The tour had been planned for months, but it went by in a flash. There were many lessons, great fun, tons of memories and of course, lots of pictures. I got a new DSLR right before the tour and managed to get some great shots of the concerts. The tour would not have been possible without the support of a lot of people and I especially have to give a huge thank you to my family and family friends for going out of their way to make this trip special for everyone. When seeing everyone in action, particularly my parents, I am reminded time and time again that my own drive to help others was instilled in me through their example.

Sunday, October 18, 2009

Colours of Light

As I prepare to make a rangoli outside my apartment to welcome in the New Year tomorrow, I remember a Diwali from three years ago that I will never forget.

Happy Diwali and Saal Mubarakh!


It was Diwali. During the five days, women draw beautiful images outside their homes with coloured sand, rice and grains (called rangolis) to decorate their homes and welcome the new year and visitors.

Over the few months that I had spent volunteering, I continually was awed from the wonderful rangolis that a colleague of mine created for various occasions. His work always brighten the space they are in and the people that see them. Inspired by their beauty, I decided try my hand at rangolis. These beautiful works of art would be a wonderful way to express my gratitude to the many people who have showered me with their love and affection.

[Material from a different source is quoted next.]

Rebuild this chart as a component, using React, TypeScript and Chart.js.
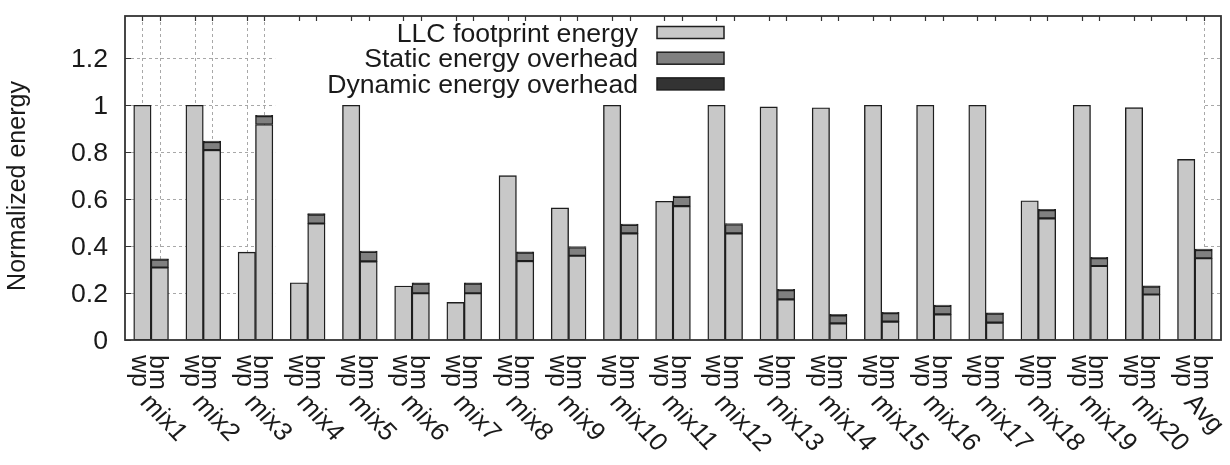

As is the experience of many NRI volunteers in India, I felt humbled and immensely indebted to the many caring souls that went out of their way to make me feel at home in Ahmedabad, a place miles away from my birthplace in North America.

Arming myself with bags of coloured sand, I first practiced outside the volunteer home where I was staying. After a few tries, I felt confident in my work. As I made my way from home to home, I could not contain my cheer. As I spread the sand, I silently gave my thanks to each individual and prayed that the new year brought new hope and prosperity to each. At every home, the children would crowd around welcoming me with their smiles and watching intently as each rangoli unfolded. Each then added their own touch to the final piece and we created a colourful display full of love and good wishes.

Such a simple thing brought so much joy to all. The small grains of sand became colours of light and were the perfect way to celebrate Diwali and welcome the new year.